Continue sentado porque lá vem mais história.
Sucesso e elogio são dois dos mais lindos bálsamos semânticos da língua e eu sugeriria a esses deputados sempre em busca de algo desnecessário a se apresentar como projeto de lei que fosse instituída uma Bandeira Brasileira do Bom Profissional. O mesmo retângulo verde, o mesmo losango amarelo e a bolota azul. Sairia apenas o “Ordem e Progresso” da faixa entre as estrelas para dar lugar ao “Sucesso e Elogio”.
Eu gostaria de provar dos dois, quem não? Qualquer caixa do Bradesco ou cientista de Manguinhos está em busca dessas delícias perigosas. No Brasil, sucesso é ofensa pessoal. Elogio, em qualquer parte do mundo, nunca satisfaz a nossa enorme fome de reconhecimento. Elogio-e-sucesso, como a banana da música do Braguinha, engorda e faz crescer. Os Ronaldinhos ficaram mais bonitos depois, é ou não é? Mas leia a bula. Há efeitos colaterais desagradáveis da ingestão sem cuidado daquelas bananas.
Uma antiga namorada diria que eu não passo disso, frankenstein leonino surgido do cruzamento do Costa e Silva com o Daniel Filho. Discordo. Ela não sabe, por mais boa moça que seja, coitada, que um jornalista tem no conteúdo da sua caixa postal diária um cirurgião plástico eficiente para lhe corrigir na cara e na alma as monstruosidades que sucesso e elogio podem fazer ao ego e perfil. Não uso Pond’s. Ao bisturi do Pitanguy também nunca fui acertar problemas de máscara comportamental. Para manchas e espinhas do caráter uso o santo remédio – o e-mail do leitor que não gosta. Do leitor que não te acha essa Coca-Cola toda. Que denuncia a pobreza das tuas vírgulas. É o mais fantástico corretor facial existente no mercado.
Tenho dúzias de e-mails desse tipo arquivadas, e sei que novos chegarão. “Quanta falta de assunto”, dizem sempre. Guardo com especial carinho aquele que já nas primeiras horas de uma manhã de segunda-feira abria os trabalhos da minha correspondência. O leitor tinha acabado de sobreviver ao embate com não sei mais que crônica. Foi curto e grosso na opinião: “Ai que saudade do Rubem Braga. Desiste, cara.” Um bom-dia desses, desde que cheguem outros na direção oposta, deixa qualquer um no seu tamanho exato. É a senha para você se levar menos a sério. Dá equilíbrio. Tira o salto. “Eu moro em Niterói, faço crônica para um site da Califórnia e sei como é”, disse outro leitor. “A inspiração não veio hoje, né?”
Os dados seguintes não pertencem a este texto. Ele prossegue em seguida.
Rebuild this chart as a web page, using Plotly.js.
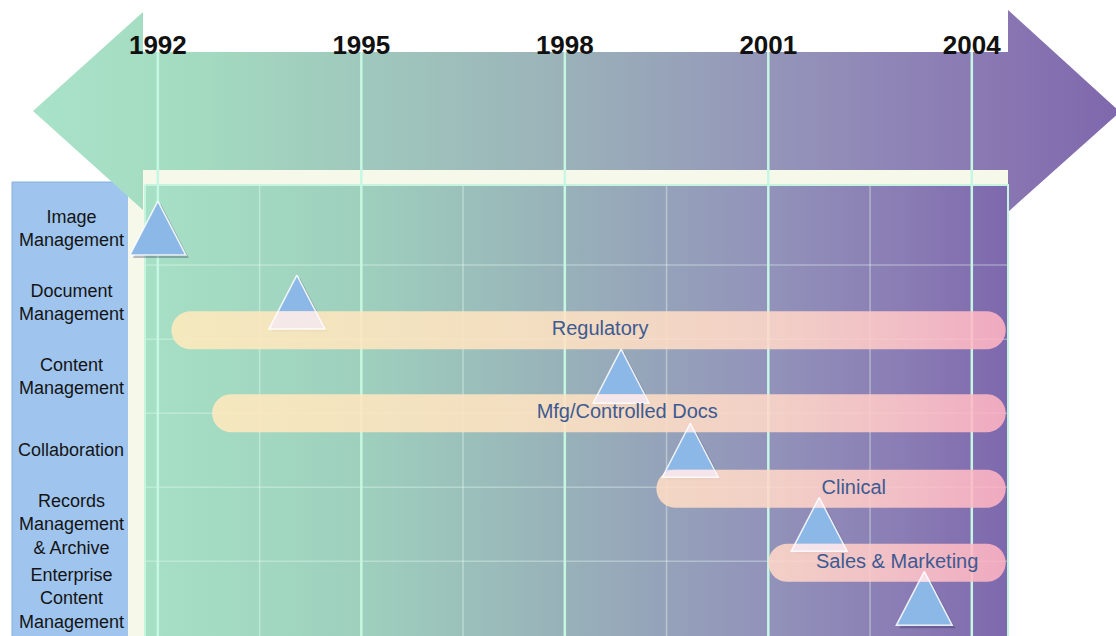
<!DOCTYPE html>
<html><head><meta charset="utf-8">
<script src="https://cdn.plot.ly/plotly-3.0.1.min.js"></script>
<style>html,body{margin:0;padding:0;background:#fff;}#chart{width:1116px;height:636px;}</style>
</head><body><div id="chart"></div>
<script>
// ---------------- data ----------------
const categories = ["Image<br>Management", "Document<br>Management", "Content<br>Management",
  "Collaboration", "Records<br>Management<br>& Archive", "Enterprise<br>Content<br>Management"];
const tickYears = [1992, 1995, 1998, 2001, 2004];
const tickLabels = ["1992", "1995", "1998", "2001", "2004"];
const minorYears = [1993.5, 1996.5, 1999.5, 2002.5];
const rowBoundaries = [0.5, 1.5, 2.5, 3.5, 4.5];
// milestone triangles (one per category)
const milestoneYear = [1992.0, 1994.05, 1998.83, 1999.85, 2001.75, 2003.3];
const milestoneRow = [0, 1, 2, 3, 4, 5];
// industry segments (rounded bars)
const segments = ["Regulatory", "Mfg/Controlled Docs", "Clinical", "Sales & Marketing"];
const segStart = [1992.2, 1992.8, 1999.35, 2001.0];
const segEnd = [2004.5, 2004.5, 2004.5, 2004.5];
const segRow = [1.38, 2.5, 3.52, 4.52];
const segLabelYear = [1998.52, 1998.92, 2002.26, 2002.9];

// ---------------- scales ----------------
const W = 1116, H = 636;
const X_RANGE = [1989.673, 2006.126];
const Y_RANGE = [5.508, -3.079];
const pxPerYear = W / (X_RANGE[1] - X_RANGE[0]);
const pxPerRow = H / (Y_RANGE[0] - Y_RANGE[1]);
const yearAtPx = px => X_RANGE[0] + px / pxPerYear;
const rowAtPx = py => Y_RANGE[1] + py / pxPerRow;

// ---------------- decoration (pixel axes) ----------------
function deco(xs, ys, opts) {
  return Object.assign({type: 'scatter', x: xs, y: ys, fill: 'toself', hoverinfo: 'skip',
    showlegend: false, xaxis: 'x', yaxis: 'y'}, opts);
}
const traces = [];
traces.push(deco([12, 129, 129, 12, 12], [182, 182, 640, 640, 182],
  {mode: 'lines', fillcolor: '#9fc5ef', line: {color: '#88b0e0', width: 1}}));
traces.push(deco([128, 1008, 1008, 145, 145, 128, 128], [170, 170, 186, 186, 640, 640, 170],
  {mode: 'none', fillcolor: '#f6f8ea'}));
traces.push(deco(
  [33, 143, 143, 1008, 1008, 1120, 1008, 1008, 143, 143, 33],
  [111, 12, 52, 52, 10, 112, 212, 170, 170, 210, 111],
  {mode: 'none', fillgradient: {type: 'horizontal', start: 33, stop: 1116,
    colorscale: [[0, '#a8e2c8'], [0.15, '#a3dbc0'], [0.48, '#9bb3b9'], [0.71, '#9391b9'],
      [0.89, '#8977b2'], [1, '#7f68ad']]}}));
traces.push(deco([145, 1008, 1008, 145, 145], [185, 185, 640, 640, 185],
  {mode: 'lines', line: {color: '#c6f4df', width: 2},
    fillgradient: {type: 'horizontal', start: 145, stop: 1008,
      colorscale: [[0, '#a6e0c5'], [0.25, '#9ed0bd'], [0.48, '#98b2b9'], [0.72, '#9293ba'],
        [0.88, '#8a7cb4'], [1, '#7d68ad']]}}));

// ---------------- data layer ----------------
function dataTrace(opts) {
  return Object.assign({type: 'scatter', hoverinfo: 'skip', showlegend: false, xaxis: 'x2', yaxis: 'y2'}, opts);
}
// horizontal row dividers
let hx = [], hy = [];
rowBoundaries.forEach(r => { hx.push(yearAtPx(146), yearAtPx(1007), null); hy.push(r, r, null); });
traces.push(dataTrace({mode: 'lines', x: hx, y: hy, line: {color: 'rgba(235,255,245,0.35)', width: 1.5}}));
// minor vertical lines
let mx = [], my = [];
minorYears.forEach(m => { mx.push(m, m, null); my.push(rowAtPx(186), Y_RANGE[0], null); });
traces.push(dataTrace({mode: 'lines', x: mx, y: my, line: {color: 'rgba(235,255,245,0.4)', width: 1.5}}));
// major year lines
let tx = [], ty = [];
tickYears.forEach(t => { tx.push(t, t, null); ty.push(rowAtPx(52), Y_RANGE[0], null); });
traces.push(dataTrace({mode: 'lines', x: tx, y: ty, line: {color: '#c6f7e2', width: 2.5}}));

// triangles
const HW = 28 / pxPerYear, HH = 27 / pxPerRow;
function triPath(dxPx, dyPx) {
  const xs = [], ys = [];
  const ox = dxPx / pxPerYear, oy = dyPx / pxPerRow;
  milestoneYear.forEach((yr, i) => {
    const r = milestoneRow[i];
    xs.push(yr + ox, yr + HW + ox, yr - HW + ox, yr + ox, null);
    ys.push(r - HH + oy, r + HH + oy, r + HH + oy, r - HH + oy, null);
  });
  return {x: xs, y: ys};
}
const sh = triPath(3, 3);
traces.push(dataTrace({mode: 'none', fill: 'toself', x: sh.x, y: sh.y, fillcolor: 'rgba(40,40,80,0.3)'}));
const tr = triPath(0, 0);
traces.push(dataTrace({mode: 'none', fill: 'toself', x: tr.x, y: tr.y, fillcolor: '#8cb8e7'}));

// rounded bars
const R = 19;
const RX = R / pxPerYear, RY = R / pxPerRow;
let bx = [], by = [];
segments.forEach((s, i) => {
  const r = segRow[i];
  const xr = segEnd[i] - RX, xl = segStart[i] + RX;
  const sx = [], sy = [];
  for (let a = -90; a <= 90; a += 10) { const t = a * Math.PI / 180; sx.push(xr + RX * Math.cos(t)); sy.push(r + RY * Math.sin(t)); }
  for (let a = 90; a <= 270; a += 10) { const t = a * Math.PI / 180; sx.push(xl + RX * Math.cos(t)); sy.push(r + RY * Math.sin(t)); }
  sx.push(sx[0]); sy.push(sy[0]);
  bx.push(...sx, null); by.push(...sy, null);
});
traces.push(dataTrace({mode: 'none', fill: 'toself', x: bx, y: by, opacity: 0.88,
  fillgradient: {type: 'horizontal', start: yearAtPx(160), stop: yearAtPx(1008),
    colorscale: [[0, '#ffeabc'], [0.45, '#ffe3c2'], [0.72, '#ffd8c8'], [0.88, '#ffc6c8'], [1, '#ffb2c2']]}}));

// light strip where a triangle sits under a bar
let px_ = [], py_ = [];
milestoneYear.forEach((yr, i) => {
  const r = milestoneRow[i];
  const top = r - HH, bot = r + HH;
  segRow.forEach((sr, j) => {
    if (yr < segStart[j] || yr > segEnd[j]) return;
    const y0 = Math.max(top, sr - RY), y1 = Math.min(bot, sr + RY);
    if (y1 <= y0) return;
    const w = y => HW * (y - top) / (bot - top);
    px_.push(yr - w(y0), yr + w(y0), yr + w(y1), yr - w(y1), yr - w(y0), null);
    py_.push(y0, y0, y1, y1, y0, null);
  });
});
traces.push(dataTrace({mode: 'none', fill: 'toself', x: px_, y: py_, fillcolor: 'rgba(246,234,246,0.75)'}));
// triangle outlines
traces.push(dataTrace({mode: 'lines', x: tr.x, y: tr.y, line: {color: 'rgba(255,255,255,0.85)', width: 1.5}}));

// bar labels
traces.push(dataTrace({mode: 'text', x: segLabelYear, y: segRow, text: segments,
  textposition: 'middle center', textfont: {family: 'Liberation Sans, Arial, sans-serif', size: 20, color: '#3d5a92'}}));

// category labels in the sidebar
const annotations = categories.map((c, i) => ({
  text: c, xref: 'x', yref: 'y2', x: 71, y: milestoneRow[i], showarrow: false, align: 'center',
  xanchor: 'center', yanchor: 'middle',
  font: {family: 'Liberation Sans, Arial, sans-serif', size: 18, color: '#141414'}
}));

const layout = {
  width: W, height: H, margin: {l: 0, r: 0, t: 0, b: 0}, autosize: false,
  paper_bgcolor: '#ffffff', plot_bgcolor: 'rgba(0,0,0,0)', showlegend: false, hovermode: false,
  xaxis: {range: [0, W], visible: false, fixedrange: true, domain: [0, 1]},
  yaxis: {range: [H, 0], visible: false, fixedrange: true, domain: [0, 1]},
  xaxis2: {overlaying: 'x', range: X_RANGE, side: 'top', anchor: 'free', position: 0.907,
    tickmode: 'array', tickvals: tickYears, ticktext: tickLabels, ticks: '', showgrid: false,
    zeroline: false, showline: false, fixedrange: true,
    tickfont: {family: 'Liberation Sans, Arial, sans-serif', size: 26, color: '#111', weight: 'bold'}},
  yaxis2: {overlaying: 'y', range: Y_RANGE, visible: false, fixedrange: true},
  annotations: annotations
};
Plotly.newPlot('chart', traces, layout, {displayModeBar: false, staticPlot: true});
</script></body></html>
O jornalismo diário, com sua enorme possibilidade de erro e a espetacular exibição pública desses fracassos, os mais discretos deles transformados imediatamente em e-mails esculhambatórios ao seu responsável, no caso este que vos digita, é a minha versão particular do “humildificador”.
Trata-se de um “aparelho virtual” patenteado pelo psicanalista Francisco Daudt. A engenhoca ativa uma área cerebral que costuma ficar sem uso: a noção da nossa própria desimportância. Ao longo do dia, o humildificador sussurra nas orelhas do seu portador um mantra básico para cortar qualquer possível efeito alérgico da ingestão da droga moderna do elogio-e-sucesso. “Menos, bicho, menos.” Se o papa morre, você, então, nem se fala. Pega leve. Se toca. Olha a pose.
Rhett Butler, grande filósofo do século passado, estava certo quando olhou nos olhos de Scarlett O’Hara em “E o vento levou” e mandou outra das frases que ativam o humildificador de Daudt: “Francamente, querida, eu não estou nem aí para isso tudo.”
Agora senta que lá vem a última história.
Séculos atrás, na TV Continental, canal 9 do Rio de Janeiro, Fernando Lobo entrevistava alguém cheio das importâncias.
Entrevistado: “Bem, Fernando, eu não sei se eu posso responder a sua pergunta aqui na televisão.”
Fernando: “Ah, claro que sim. Fala aí. Ninguém assiste a este programa mesmo…”
Fernando Lobo já usava, tenha um também. O humildificador está à venda nas boas casas do ramo.
Instale hoje mesmo e viva a delícia feliz da nossa humana desimportância.